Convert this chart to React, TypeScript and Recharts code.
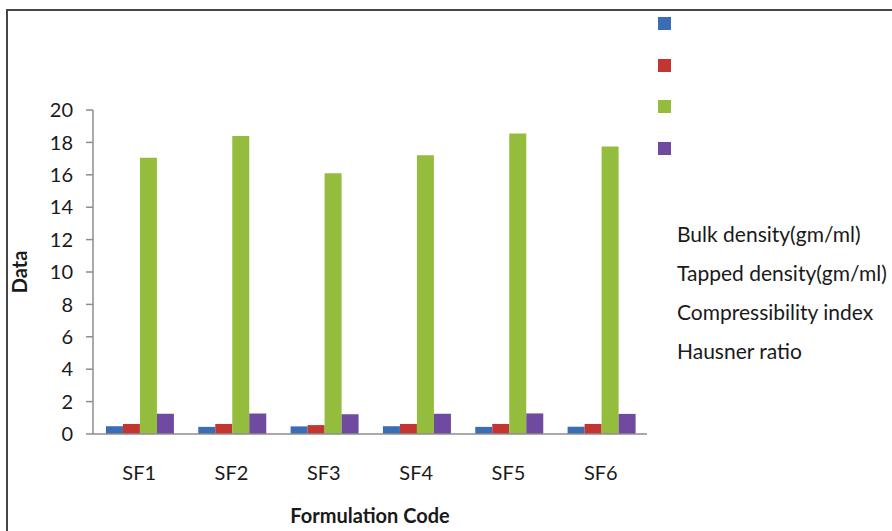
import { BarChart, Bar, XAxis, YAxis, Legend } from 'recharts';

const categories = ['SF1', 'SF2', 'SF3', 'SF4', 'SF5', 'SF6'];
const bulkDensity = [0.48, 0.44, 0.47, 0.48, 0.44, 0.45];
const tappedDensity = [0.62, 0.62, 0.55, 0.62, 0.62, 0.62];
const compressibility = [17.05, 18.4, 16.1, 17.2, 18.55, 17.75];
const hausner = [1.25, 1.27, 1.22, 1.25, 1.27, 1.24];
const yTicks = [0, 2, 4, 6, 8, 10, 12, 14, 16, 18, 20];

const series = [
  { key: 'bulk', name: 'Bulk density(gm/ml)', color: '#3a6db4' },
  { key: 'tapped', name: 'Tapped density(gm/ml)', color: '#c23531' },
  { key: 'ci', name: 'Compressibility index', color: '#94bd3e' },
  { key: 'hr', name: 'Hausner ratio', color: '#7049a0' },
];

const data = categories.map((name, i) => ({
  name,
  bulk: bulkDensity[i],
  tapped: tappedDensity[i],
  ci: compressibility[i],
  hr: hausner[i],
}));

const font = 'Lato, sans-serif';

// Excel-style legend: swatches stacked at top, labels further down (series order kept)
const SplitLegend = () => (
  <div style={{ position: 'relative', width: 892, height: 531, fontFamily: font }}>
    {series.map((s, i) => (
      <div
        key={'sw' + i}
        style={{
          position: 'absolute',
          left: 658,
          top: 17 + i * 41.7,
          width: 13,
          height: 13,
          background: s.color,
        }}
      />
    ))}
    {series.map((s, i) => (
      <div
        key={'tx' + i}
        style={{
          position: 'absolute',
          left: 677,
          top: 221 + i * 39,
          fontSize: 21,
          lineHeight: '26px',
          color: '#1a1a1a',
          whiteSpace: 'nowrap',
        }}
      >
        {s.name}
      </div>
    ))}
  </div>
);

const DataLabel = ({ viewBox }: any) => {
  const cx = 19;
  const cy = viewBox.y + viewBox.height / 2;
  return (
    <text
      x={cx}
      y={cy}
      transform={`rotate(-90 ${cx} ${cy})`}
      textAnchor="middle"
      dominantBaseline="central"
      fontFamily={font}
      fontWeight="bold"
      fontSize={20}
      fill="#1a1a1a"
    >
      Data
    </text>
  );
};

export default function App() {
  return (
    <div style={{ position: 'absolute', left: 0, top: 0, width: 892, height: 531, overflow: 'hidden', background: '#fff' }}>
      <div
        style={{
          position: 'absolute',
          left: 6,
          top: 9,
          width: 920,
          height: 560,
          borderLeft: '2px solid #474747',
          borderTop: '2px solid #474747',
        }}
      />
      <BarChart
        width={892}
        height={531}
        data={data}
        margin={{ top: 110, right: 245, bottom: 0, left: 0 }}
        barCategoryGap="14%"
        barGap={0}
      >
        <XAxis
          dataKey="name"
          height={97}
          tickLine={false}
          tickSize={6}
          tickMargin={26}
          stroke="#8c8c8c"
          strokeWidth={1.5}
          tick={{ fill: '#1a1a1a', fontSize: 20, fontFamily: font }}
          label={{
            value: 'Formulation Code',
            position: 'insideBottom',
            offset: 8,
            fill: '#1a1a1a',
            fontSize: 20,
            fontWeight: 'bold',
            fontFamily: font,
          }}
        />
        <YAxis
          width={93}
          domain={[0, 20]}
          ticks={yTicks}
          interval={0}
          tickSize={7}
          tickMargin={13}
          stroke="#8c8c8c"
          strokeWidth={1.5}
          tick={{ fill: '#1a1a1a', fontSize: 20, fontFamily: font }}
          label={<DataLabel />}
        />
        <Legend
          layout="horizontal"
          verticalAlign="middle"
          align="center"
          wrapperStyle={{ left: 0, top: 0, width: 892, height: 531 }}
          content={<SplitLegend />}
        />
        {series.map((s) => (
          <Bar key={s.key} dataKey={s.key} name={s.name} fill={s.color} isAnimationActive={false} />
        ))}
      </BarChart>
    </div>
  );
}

→ **WHAT TO WORK ON**
Print the complete listing exactly, apart from any pictures.

→ **THE COMPLETED TASK**
Convert this chart to React, TypeScript and Recharts code.
import { BarChart, Bar, XAxis, YAxis, Legend } from 'recharts';

const categories = ['SF1', 'SF2', 'SF3', 'SF4', 'SF5', 'SF6'];
const bulkDensity = [0.48, 0.44, 0.47, 0.48, 0.44, 0.45];
const tappedDensity = [0.62, 0.62, 0.55, 0.62, 0.62, 0.62];
const compressibility = [17.05, 18.4, 16.1, 17.2, 18.55, 17.75];
const hausner = [1.25, 1.27, 1.22, 1.25, 1.27, 1.24];
const yTicks = [0, 2, 4, 6, 8, 10, 12, 14, 16, 18, 20];

const series = [
  { key: 'bulk', name: 'Bulk density(gm/ml)', color: '#3a6db4' },
  { key: 'tapped', name: 'Tapped density(gm/ml)', color: '#c23531' },
  { key: 'ci', name: 'Compressibility index', color: '#94bd3e' },
  { key: 'hr', name: 'Hausner ratio', color: '#7049a0' },
];

const data = categories.map((name, i) => ({
  name,
  bulk: bulkDensity[i],
  tapped: tappedDensity[i],
  ci: compressibility[i],
  hr: hausner[i],
}));

const font = 'Lato, sans-serif';

// Excel-style legend: swatches stacked at top, labels further down (series order kept)
const SplitLegend = () => (
  <div style={{ position: 'relative', width: 892, height: 531, fontFamily: font }}>
    {series.map((s, i) => (
      <div
        key={'sw' + i}
        style={{
          position: 'absolute',
          left: 658,
          top: 17 + i * 41.7,
          width: 13,
          height: 13,
          background: s.color,
        }}
      />
    ))}
    {series.map((s, i) => (
      <div
        key={'tx' + i}
        style={{
          position: 'absolute',
          left: 677,
          top: 221 + i * 39,
          fontSize: 21,
          lineHeight: '26px',
          color: '#1a1a1a',
          whiteSpace: 'nowrap',
        }}
      >
        {s.name}
      </div>
    ))}
  </div>
);

const DataLabel = ({ viewBox }: any) => {
  const cx = 19;
  const cy = viewBox.y + viewBox.height / 2;
  return (
    <text
      x={cx}
      y={cy}
      transform={`rotate(-90 ${cx} ${cy})`}
      textAnchor="middle"
      dominantBaseline="central"
      fontFamily={font}
      fontWeight="bold"
      fontSize={20}
      fill="#1a1a1a"
    >
      Data
    </text>
  );
};

export default function App() {
  return (
    <div style={{ position: 'absolute', left: 0, top: 0, width: 892, height: 531, overflow: 'hidden', background: '#fff' }}>
      <div
        style={{
          position: 'absolute',
          left: 6,
          top: 9,
          width: 920,
          height: 560,
          borderLeft: '2px solid #474747',
          borderTop: '2px solid #474747',
        }}
      />
      <BarChart
        width={892}
        height={531}
        data={data}
        margin={{ top: 110, right: 245, bottom: 0, left: 0 }}
        barCategoryGap="14%"
        barGap={0}
      >
        <XAxis
          dataKey="name"
          height={97}
          tickLine={false}
          tickSize={6}
          tickMargin={26}
          stroke="#8c8c8c"
          strokeWidth={1.5}
          tick={{ fill: '#1a1a1a', fontSize: 20, fontFamily: font }}
          label={{
            value: 'Formulation Code',
            position: 'insideBottom',
            offset: 8,
            fill: '#1a1a1a',
            fontSize: 20,
            fontWeight: 'bold',
            fontFamily: font,
          }}
        />
        <YAxis
          width={93}
          domain={[0, 20]}
          ticks={yTicks}
          interval={0}
          tickSize={7}
          tickMargin={13}
          stroke="#8c8c8c"
          strokeWidth={1.5}
          tick={{ fill: '#1a1a1a', fontSize: 20, fontFamily: font }}
          label={<DataLabel />}
        />
        <Legend
          layout="horizontal"
          verticalAlign="middle"
          align="center"
          wrapperStyle={{ left: 0, top: 0, width: 892, height: 531 }}
          content={<SplitLegend />}
        />
        {series.map((s) => (
          <Bar key={s.key} dataKey={s.key} name={s.name} fill={s.color} isAnimationActive={false} />
        ))}
      </BarChart>
    </div>
  );
}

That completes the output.